If one wanted to travel to New York through film, there’d be obvious roads to take: The Godfather, for one; Scorsese’s Mean Streets and Taxi Driver; Breakfast at Tiffany’s comes to mind too; and of course every Woody Allen picture ever made. These are films in which the city plays as big a part as the direction, characters, or plot—movies whose strong sense of locale can practically transport you right into the middle of the bustling berg. Texas too has an equally rich history of films in which it serves as subject, and the state’s expanse—Texas is bigger, wider, and more open to the sky—is directly proportionate to the number of tales it embodies, urban and rural, set inland and on the coast, in the rolling hills and desolate desert. We even have our own actors (at least, I like to think of them as belonging to Texas): Sissy Spacek, Harry Dean Stanton, Sam Shepard, Frances McDormand, Matthew McConaughey, James Dean, and Paul Newman among countless others. Heck, Kevin Costner appears all over Texcentric film—he’d easily replace Kevin Bacon in our own Texas version of the six-degrees-of-separation game.

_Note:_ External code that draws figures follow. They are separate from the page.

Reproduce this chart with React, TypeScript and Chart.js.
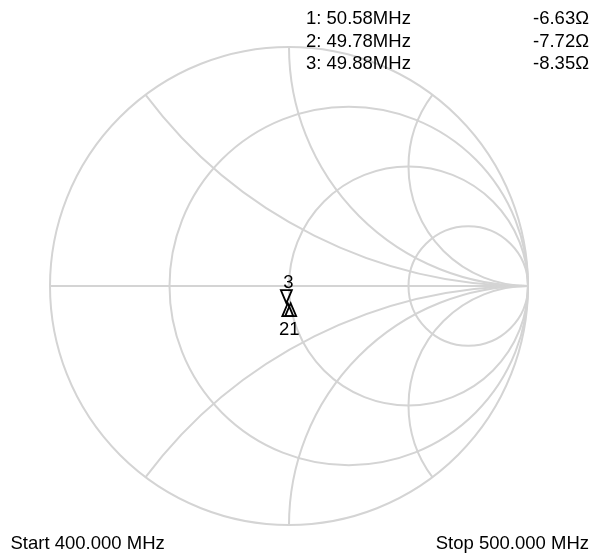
import { useEffect, useRef } from "react";
import { Chart, registerables } from "chart.js";

Chart.register(...registerables);

// Smith chart grid values (normalised)
const resistanceCircles = [0, 1 / 3, 1, 3];
const reactanceArcs = [0.5, 1, 2];

// Markers (reflection coefficient)
const markerIds = ["1", "2", "3"];
const markerFreqText = ["50.58MHz", "49.78MHz", "49.88MHz"];
const markerValueText = ["-6.63Ω", "-7.72Ω", "-8.35Ω"];
const markerRe = [0.007, -0.005, -0.011];
const markerIm = [-0.072, -0.072, -0.072];
const markerDir = ["up", "up", "down"];

const startLabel = "Start 400.000 MHz";
const stopLabel = "Stop 500.000 MHz";

const FONT = '18.5px "Liberation Sans", Arial, sans-serif';
const GRID = "rgb(212,212,212)";

const smithGrid = {
  id: "smithGrid",
  beforeDatasetsDraw(chart: any) {
    const xs = chart.scales.x;
    const ys = chart.scales.y;
    const ctx = chart.ctx as CanvasRenderingContext2D;
    const px = (v: number) => xs.getPixelForValue(v);
    const py = (v: number) => ys.getPixelForValue(v);
    const unit = px(1) - px(0);
    ctx.save();
    ctx.strokeStyle = GRID;
    ctx.lineWidth = 2;
    // resistance circles
    for (const r of resistanceCircles) {
      const c = r / (r + 1);
      const rad = (1 / (r + 1)) * unit;
      ctx.beginPath();
      ctx.arc(px(c), py(0), rad, 0, Math.PI * 2);
      ctx.stroke();
    }
    // real axis
    ctx.beginPath();
    ctx.moveTo(px(-1), py(0));
    ctx.lineTo(px(1), py(0));
    ctx.stroke();
    // reactance arcs
    for (const x of reactanceArcs) {
      const rad = (1 / x) * unit;
      const dx = -2 / (x * x + 1);
      const dy = (x * x - 1) / (x * (x * x + 1));
      let a2 = Math.atan2(-dy, dx);
      if (a2 < Math.PI / 2) a2 += Math.PI * 2;
      ctx.beginPath();
      ctx.arc(px(1), py(1 / x), rad, Math.PI / 2, a2, false);
      ctx.stroke();
      ctx.beginPath();
      ctx.arc(px(1), py(-1 / x), rad, -Math.PI / 2, -a2, true);
      ctx.stroke();
    }
    ctx.restore();
  },
};

const markerPlugin = {
  id: "markerPlugin",
  afterDatasetsDraw(chart: any) {
    const ctx = chart.ctx as CanvasRenderingContext2D;
    const meta = chart.getDatasetMeta(0);
    const pts = meta.data.map((el: any, i: number) => ({
      x: el.x,
      y: el.y,
      id: markerIds[i],
      dir: markerDir[i],
    }));
    ctx.save();
    ctx.strokeStyle = "#000";
    ctx.lineWidth = 1.8;
    const w = 5.5;
    const h = 13;
    for (const p of pts) {
      ctx.beginPath();
      if (p.dir === "down") {
        ctx.moveTo(p.x - w, p.y - h);
        ctx.lineTo(p.x + w, p.y - h);
        ctx.lineTo(p.x, p.y);
      } else {
        ctx.moveTo(p.x - w, p.y + h);
        ctx.lineTo(p.x + w, p.y + h);
        ctx.lineTo(p.x, p.y);
      }
      ctx.closePath();
      ctx.stroke();
    }
    ctx.fillStyle = "#000";
    ctx.font = FONT;
    ctx.textAlign = "center";
    ctx.textBaseline = "alphabetic";
    for (const dir of ["up", "down"]) {
      const group = pts.filter((p: any) => p.dir === dir).sort((a: any, b: any) => a.x - b.x);
      if (!group.length) continue;
      const label = group.map((p: any) => p.id).join("");
      const mx = group.reduce((s: number, p: any) => s + p.x, 0) / group.length;
      const my = group[0].y;
      if (dir === "down") ctx.fillText(label, mx + 2, my - 15.5);
      else ctx.fillText(label, mx, my + 32);
    }
    ctx.restore();
  },
};

const textPlugin = {
  id: "textPlugin",
  afterDraw(chart: any) {
    const ctx = chart.ctx as CanvasRenderingContext2D;
    ctx.save();
    ctx.fillStyle = "#000";
    ctx.font = FONT;
    ctx.textBaseline = "alphabetic";
    markerIds.forEach((id, i) => {
      const y = 24 + i * 22.5;
      ctx.textAlign = "left";
      ctx.fillText(`${id}: ${markerFreqText[i]}`, 306, y);
      ctx.textAlign = "right";
      ctx.fillText(markerValueText[i], 589, y);
    });
    ctx.textAlign = "left";
    ctx.fillText(startLabel, 10.5, 549);
    ctx.textAlign = "right";
    ctx.fillText(stopLabel, 589, 549);
    ctx.restore();
  },
};

export default function App() {
  const ref = useRef<HTMLCanvasElement>(null);
  useEffect(() => {
    if (!ref.current) return;
    const chart = new Chart(ref.current, {
      type: "scatter",
      data: {
        datasets: [
          {
            data: markerRe.map((re, i) => ({ x: re, y: markerIm[i] })),
            pointRadius: 0,
            showLine: false,
          },
        ],
      },
      options: {
        responsive: false,
        animation: false,
        layout: { padding: { left: 50, right: 70, top: 47, bottom: 31 } },
        scales: {
          x: { type: "linear", min: -1, max: 1, display: false },
          y: { type: "linear", min: -1, max: 1, display: false },
        },
        plugins: { legend: { display: false }, tooltip: { enabled: false } },
      },
      plugins: [smithGrid, markerPlugin, textPlugin],
    } as any);
    return () => chart.destroy();
  }, []);
  return (
    <div style={{ position: "fixed", left: 0, top: 0, width: 598, height: 556, background: "#fff" }}>
      <canvas ref={ref} width={598} height={556} style={{ display: "block" }} />
    </div>
  );
}
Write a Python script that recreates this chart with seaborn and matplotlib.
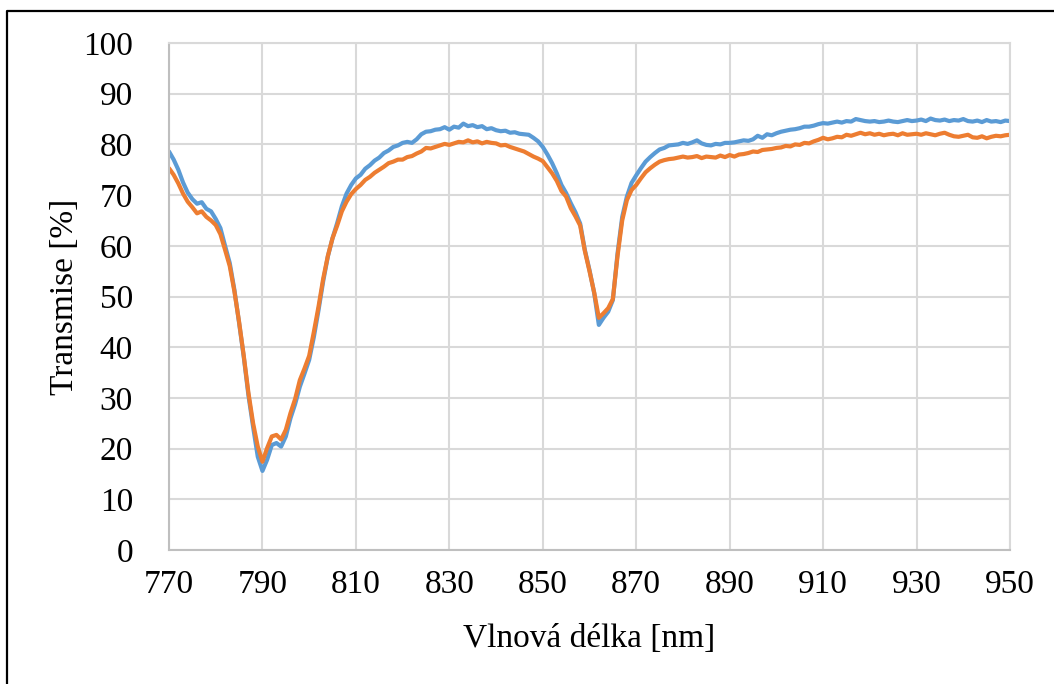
import numpy as np
import pandas as pd
import matplotlib
matplotlib.use("Agg")
import matplotlib.pyplot as plt
from matplotlib.lines import Line2D
import seaborn as sns

wavelength = list(range(770, 951))

blue = [
    78.6, 77.0, 75.0, 72.5, 70.5, 69.2, 68.3, 68.6, 67.3, 66.8,  # 770-779
    65.3, 63.5, 60.0, 56.6, 51.3, 44.8, 38.1, 30.5, 24.3, 18.4,  # 780-789
    15.6, 17.8, 20.7, 21.1, 20.4, 22.4, 26.0, 28.8, 32.2, 34.8,  # 790-799
    37.5, 42.0, 47.3, 53.0, 57.9, 61.5, 64.5, 67.8, 70.3, 72.0,  # 800-809
    73.3, 74.0, 75.2, 75.9, 76.8, 77.4, 78.3, 78.8, 79.5, 79.8,  # 810-819
    80.3, 80.5, 80.3, 81.0, 82.0, 82.5, 82.6, 82.9, 83.0, 83.4,  # 820-829
    82.9, 83.5, 83.3, 84.1, 83.6, 83.8, 83.4, 83.6, 83.0, 83.2,  # 830-839
    82.8, 82.6, 82.7, 82.3, 82.4, 82.1, 82.0, 81.9, 81.3, 80.6,  # 840-849
    79.5, 78.0, 76.3, 74.3, 72.0, 70.4, 68.4, 66.6, 64.4, 59.2,  # 850-859
    55.2, 50.7, 44.4, 45.8, 47.0, 49.3, 58.5, 65.7, 69.7, 72.4,  # 860-869
    73.9, 75.3, 76.6, 77.5, 78.3, 79.0, 79.3, 79.8, 79.9, 80.0,  # 870-879
    80.3, 80.1, 80.4, 80.8, 80.2, 79.9, 79.8, 80.1, 80.0, 80.3,  # 880-889
    80.3, 80.4, 80.6, 80.8, 80.7, 81.0, 81.7, 81.3, 82.0, 81.8,  # 890-899
    82.2, 82.5, 82.7, 82.9, 83.0, 83.2, 83.5, 83.5, 83.7, 84.0,  # 900-909
    84.2, 84.1, 84.3, 84.5, 84.3, 84.6, 84.5, 85.0, 84.8, 84.6,  # 910-919
    84.5, 84.6, 84.4, 84.5, 84.7, 84.5, 84.4, 84.6, 84.8, 84.6,  # 920-929
    84.7, 84.9, 84.6, 85.1, 84.8, 84.7, 84.9, 84.6, 84.8, 84.7,  # 930-939
    85.0, 84.6, 84.5, 84.7, 84.4, 84.8, 84.5, 84.6, 84.4, 84.7,  # 940-949
    84.6,                                                        # 950
]

orange = [
    75.3, 74.0, 72.3, 70.3, 68.7, 67.6, 66.4, 66.8, 65.7, 65.0,  # 770-779
    64.1, 62.3, 59.2, 56.0, 51.0, 45.0, 38.3, 31.0, 25.0, 20.4,  # 780-789
    17.4, 20.1, 22.4, 22.7, 21.8, 23.7, 27.0, 29.8, 33.5, 35.8,  # 790-799
    38.3, 43.0, 48.0, 53.5, 58.0, 61.5, 64.0, 66.8, 68.7, 70.2,  # 800-809
    71.2, 72.0, 73.0, 73.6, 74.4, 75.0, 75.6, 76.3, 76.6, 77.0,  # 810-819
    77.0, 77.5, 77.7, 78.2, 78.6, 79.3, 79.2, 79.5, 79.8, 80.1,  # 820-829
    79.9, 80.2, 80.5, 80.4, 80.8, 80.4, 80.6, 80.2, 80.5, 80.3,  # 830-839
    80.2, 79.8, 79.9, 79.5, 79.2, 78.9, 78.6, 78.1, 77.6, 77.2,  # 840-849
    76.7, 75.5, 74.3, 72.8, 70.8, 69.7, 67.4, 65.8, 64.0, 59.0,  # 850-859
    55.0, 50.8, 45.8, 46.7, 47.7, 49.5, 58.0, 65.0, 69.0, 71.0,  # 860-869
    72.0, 73.3, 74.5, 75.3, 76.0, 76.6, 76.9, 77.1, 77.2, 77.4,  # 870-879
    77.6, 77.4, 77.5, 77.7, 77.3, 77.6, 77.5, 77.4, 77.8, 77.5,  # 880-889
    77.9, 77.6, 78.0, 78.1, 78.3, 78.6, 78.5, 78.9, 79.0, 79.1,  # 890-899
    79.3, 79.4, 79.7, 79.6, 80.0, 79.9, 80.3, 80.2, 80.6, 80.9,  # 900-909
    81.3, 81.0, 81.2, 81.5, 81.4, 81.9, 81.7, 82.0, 82.3, 82.0,  # 910-919
    82.2, 81.9, 82.1, 81.8, 82.0, 82.1, 81.8, 82.2, 81.9, 82.0,  # 920-929
    82.1, 81.9, 82.2, 82.0, 81.8, 82.1, 82.3, 81.9, 81.6, 81.5,  # 930-939
    81.7, 81.9, 81.4, 81.3, 81.6, 81.2, 81.5, 81.7, 81.6, 81.8,  # 940-949
    81.9,                                                        # 950
]

x_ticks = list(range(770, 951, 20))
y_ticks = list(range(0, 101, 10))

df = pd.DataFrame({
    "wl": wavelength * 2,
    "T": blue + orange,
    "series": ["A"] * len(blue) + ["B"] * len(orange),
})

sns.set_theme(style="whitegrid")
plt.rcParams["font.family"] = ["Liberation Serif", "DejaVu Serif"]

fig = plt.figure(figsize=(10.54, 6.84), dpi=100)
ax = fig.add_axes([169 / 1054, 1 - 550 / 684, (1010 - 169) / 1054, (550 - 43) / 684])

sns.lineplot(data=df, x="wl", y="T", hue="series",
             palette={"A": "#5B9BD5", "B": "#ED7D31"},
             linewidth=3.0, legend=False, ax=ax, estimator=None)

ax.set_xlim(770, 950)
ax.set_ylim(0, 100)
ax.set_xticks(x_ticks)
ax.set_yticks(y_ticks)
ax.set_xticklabels([str(v) for v in x_ticks])
ax.set_yticklabels([str(v) for v in y_ticks])
ax.tick_params(axis="both", labelsize=24, colors="black", length=0)
ax.tick_params(axis="x", pad=14)
ax.tick_params(axis="y", pad=26)
ax.grid(True, color="#D9D9D9", linewidth=1.5)
ax.set_axisbelow(True)
for side, sp in ax.spines.items():
    sp.set_color("#D9D9D9")
    sp.set_linewidth(1.5)
ax.spines["left"].set_color("#BFBFBF")
ax.spines["bottom"].set_color("#BFBFBF")

ax.set_xlabel("Vlnová délka [nm]", fontsize=24, color="black", labelpad=17)
ax.set_ylabel("Transmise [%]", fontsize=24, color="black", labelpad=2)

# outer frame (left and top edges visible)
xl = 6.5 / 1054
yt = 1 - 10.5 / 684
fig.add_artist(Line2D([xl, xl, 1.0], [0.0, yt, yt], transform=fig.transFigure,
                      color="black", linewidth=1.6))

fig.savefig("out.png", dpi=100, facecolor="white")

So what follows is a primer of sorts—a list to give your Yankee friends, or one we can use to test the Californians as they cross our border by the carload. Watching these films will give you a sense of our beloved state, albeit a pretty romantic one. (For the unromantic vision, tune in to the Mike Judge animated TV series, King of the Hill.) Don’t miss the chance to view them on the big screen (frequently resurfacing at the Paramount in Austin, the Inwood and through the Dallas Film Society in Dallas, the River Oaks in Houston, and the Crossroads in San Antonio), but all are available on video.
BEST LITTLE WHOREHOUSE IN TEXAS
Directed by Colin Higgins; with Burt Reynolds, Dolly Parton, Dom Delouise, Charles Durning, Robert Mandan, and Lois Nettleton. 1982
This musical comedy has been watered down from a local history lesson that made its way to the pages of Playboy magazine and later on to Broadway. The story is based on a legendary Texas brothel called the Chicken Ranch which authorities shut down in the seventies following a fervent campaign rallied against it by an obsessive TV newsman. Here, Dolly = charm + decolletage. And Burt, well, he’s Burt (remember: this is the early eighties). Maybe there’s a little sexual chemistry missing between these two smilers, but believe it or not the acting’s not half bad. It’s actually Charles Durning, in his role as the Governor of Texas, who steals the show with his little song and dance about corruption. We Texans all have our guilty pleasures, consider this bawdy enterprise one of them.
Directed by Joel Coen; with John Getz, Frances McDormand, Dan Hedaya, M. Emmet Walsh, Samm-Art Williams, and Deborah Neumann. 1983
The debut film of the Coen brothers, a noirish mystery in which a Texas Roadhouse owner hires a private dick to off his wife and her lover, is full of stylized, almost self-conscious shots that bring black comedy into the mix. Since this film was made, we’ve seen the Coen brothers revisit these themes again and again, fine tuning their unique style—a propensity for intricate plots and grisly murders—which they took all the way to the Academy awards in 1996 with Fargo. Blood Simple was filmed on location in Austin, Round Rock and Hutto, Texas, so keep your eyes peeled for familiar scenery.